Currently, with CPU cgroup strict mode enabled on NodeManager, when cpu resources are overcommitted ( 8 vCores on 4 core machine), the total amount of CPU time that container will get for each requested vCore will be automatically downscaled with the formula: vCoreCPUTime = totalPhysicalCoresOnNM / coresConfiguredForNM. So container speed will be throttled on CPU even if there are spare cores available on NM (e.g with 8 vCores available o 4 core machine, a container that asked for 2 cores effectively will be allowed to use only on physical core). The same is happening if CPU resource cap is enabled (via yarn.nodemanager.resource.percentage-physical-cpu-limit), in this case, totalCoresOnNode (=coresOnNode * percentage-physical-cpu-limit) is scaled down by the cap. So for example, if the cap is 80%, a container that asked for 2 cores will be allowed to use the max of the equivalent of 1.6 physical core, regardless of the current NM load.
Both aforementioned situations may lead to underuse of available resources. In some cases, administrator may want to overcommit the resources if applications are statically over-allocating resources, but not fully using them. This will cause all containers to slow down, which is not the initial intention.

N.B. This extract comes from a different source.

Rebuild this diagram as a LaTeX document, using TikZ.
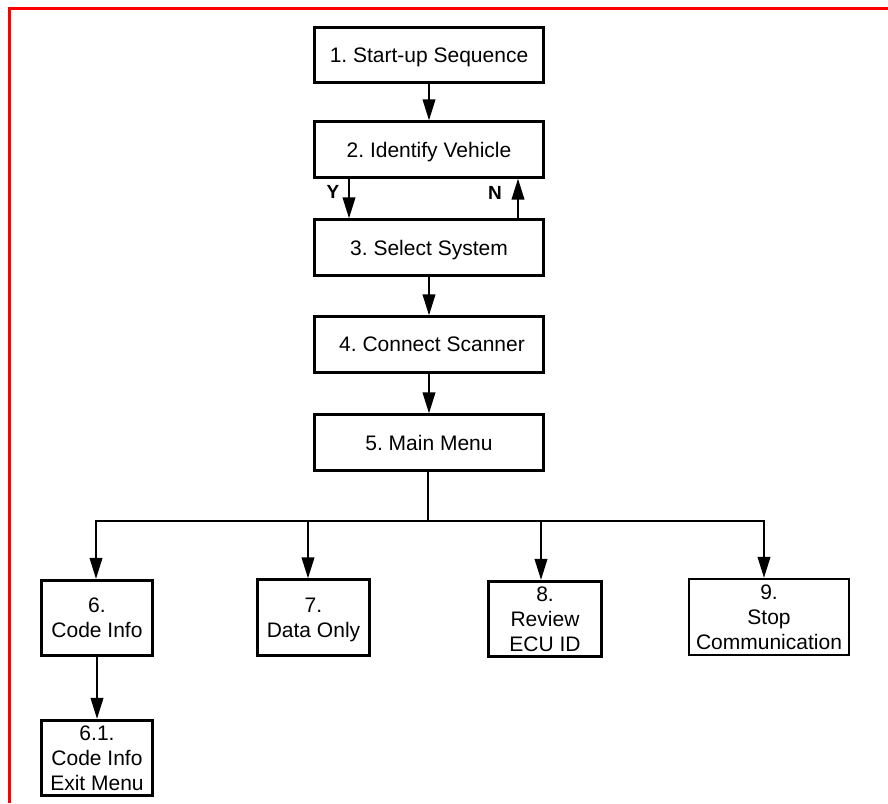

Therefore it would be very useful if administrators have control on how vCores are mapped to CPU time on NodeManagers in strict mode when CPU resources are overcommitted or/and physical-cpu-limit is enabled.
This could be potentially done with a parameter like yarn.nodemanager.resource.strict-vcore-weight that controls the vCore to pCore time mapping. E.g value 1 means one to one mapping, 1.2 means that a single vcore can have up to 120% of a physical core (this can be handy for pysparkers), -1 (default) disables the feature - use auto-scaling.